O mais novo capítulo da crescente tensão entre Estados Unidos e China aponta que o embate entre as duas potências deve se prolongar, reduzindo o crescimento mundial e os preços das commodities, o que criaria um ambiente mais adverso para o Brasil. O aumento das incertezas pode levar a uma retração do investimento global, ambiente que pode “contaminar” o país, que custa a engatar uma recuperação econômica.

Inflação – Num ambiente de maior aversão ao risco, uma depreciação cambial mais prolongada pode ter impacto na inflação, mas limitado. Para economistas, o repasse desses choques para os preços tem sido limitado nos últimos tempos pelo alto nível de ociosidade da economia e pela fraca demanda interna, entre outros motivos. “Evidências mais recentes mostram que o repasse cambial é menor que foi no passado”, afirma Livio Ribeiro, pesquisador-sênior da área de Economia Aplicada do Instituto Brasileiro de Economia da Fundação Getulio Vargas (Ibre-FGV).

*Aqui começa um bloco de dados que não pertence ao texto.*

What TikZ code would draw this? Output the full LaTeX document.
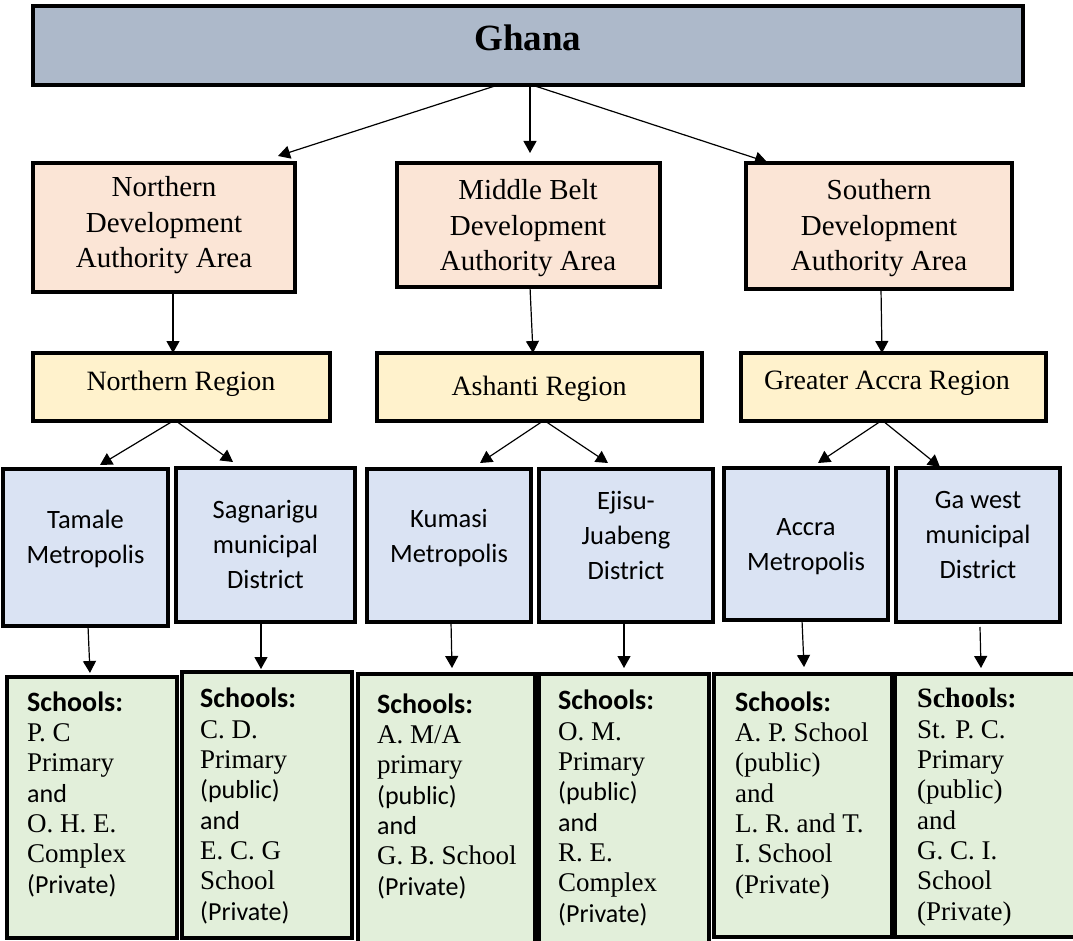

Mais suscetível – Mas o ambiente global está mais suscetível a choques, pondera. Por um lado, há um ambiente que leva a juros mais baixos, por outro há mais instabilidade. “É um grande tema de tensão que tende a jogar o crescimento para baixo e os custos de produção para cima. Mas não necessariamente isso chega à ponta final.”

Curto prazo – No curto prazo, as exportações de soja seriam beneficiadas. Mas no geral a briga dos gigantes globais não beneficia o Brasil. A tensão cresce num momento em que a atividade mundial já vive um cenário conturbado, com dados de comércio apontando para baixo e expectativa de desaceleração nas principais economias e nos vizinhos da América Latina, afirma o economista do Ibre.

Geopolítica – Ribeiro, para quem foi surpreendente o movimento do yuan nesta segunda-feira (05/08), diz que a briga entre EUA e China não se resume a comércio e câmbio. É geopolítica. “É uma luta por hegemonia. Sobre quem vai ser a potência dominante, em termos tecnológicos e econômicos daqui a 50 anos”, diz. Assim, as tensões não vão se dissipar no curto prazo. “Essa confusão toda nunca esteve perto do fim. Não dá para dizer para aonde vai, mas a solução não será rápida e teremos inúmeras fases de melhora e piora.”

“Tempestade perfeita” – Enquanto essa disputa se desenrola, uma “tempestade perfeita” está em curso na China, observa. Há os protestos dos cidadãos de Hong Kong, a ponta de instabilidade social mais visível da China, que tem como pano de fundo a desaceleração da economia, a dificuldade na geração de emprego, aumento da inflação de bens essenciais, como alimentos, e problemas no setor de intermediação financeira. “Vemos isso nos dados do PIB chinês. Há problemas aparecendo no consumo, nos investimentos. No meio de tudo isso, uma guerra comercial que não ajuda”, observa Ribeiro, para quem a desvalorização do yuan nesta segunda-feira tem que ser entendida nesse contexto.

Sinal – A desvalorização do yuan deve ser entendida como um sinal de Pequim de que vai enfrentar de forma mais aguerrida as posturas dos EUA no comércio internacional, afirma Rodolfo Cabral, especialista em economia internacional da 4E Consultoria. “Isso causa uma preocupação adicional, até porque a China tem baixa margem de manobra e não quer provocar uma desaceleração forte de sua economia”, diz. “Acho que pode até haver mais desvalorização, mas nesta segunda foi mais um sinal do governo que um movimento permanente no câmbio.”

Hegemonia – Para Cabral, como essa “guerra” é por hegemonia, haverá novos capítulos. “Mas em nome da racionalidade econômica eles devem ter uma trégua em algum momento, mas no curto prazo veremos bastante volatilidade”, acredita. Enquanto o crescimento da China já sente os efeitos dos embates comerciais com os EUA, a atividade econômica americana deve ter sinais mais evidentes a partir do terceiro trimestre. Dados do PIB americano de abril a junho, contudo, já mostraram retração nos investimentos privados, afirma Roberto Dumas Damas, professor de Economia Internacional e Chinesa do Insper.

Investimentos – “As incertezas sobre o crescimento nos EUA já são sentidas nos investimentos”, diz Damas. A incerteza tem potencial para frear os investimentos globais. “Tudo mostra que está vindo uma tempestade pesada. Os alertas estão acesos e 2020 não está bonito para a economia mundial.”

Brasil – No front doméstico, uma desvalorização cambial mais duradoura poderia afetar a inflação e o ciclo de cortes de juros. “Há um vento de proa pesado no mundo. Isso bate no câmbio. Caso se estenda, pode suscitar uma parada na queda de juros. É bom lembrar que estamos perto da meta [de inflação]”, afirma.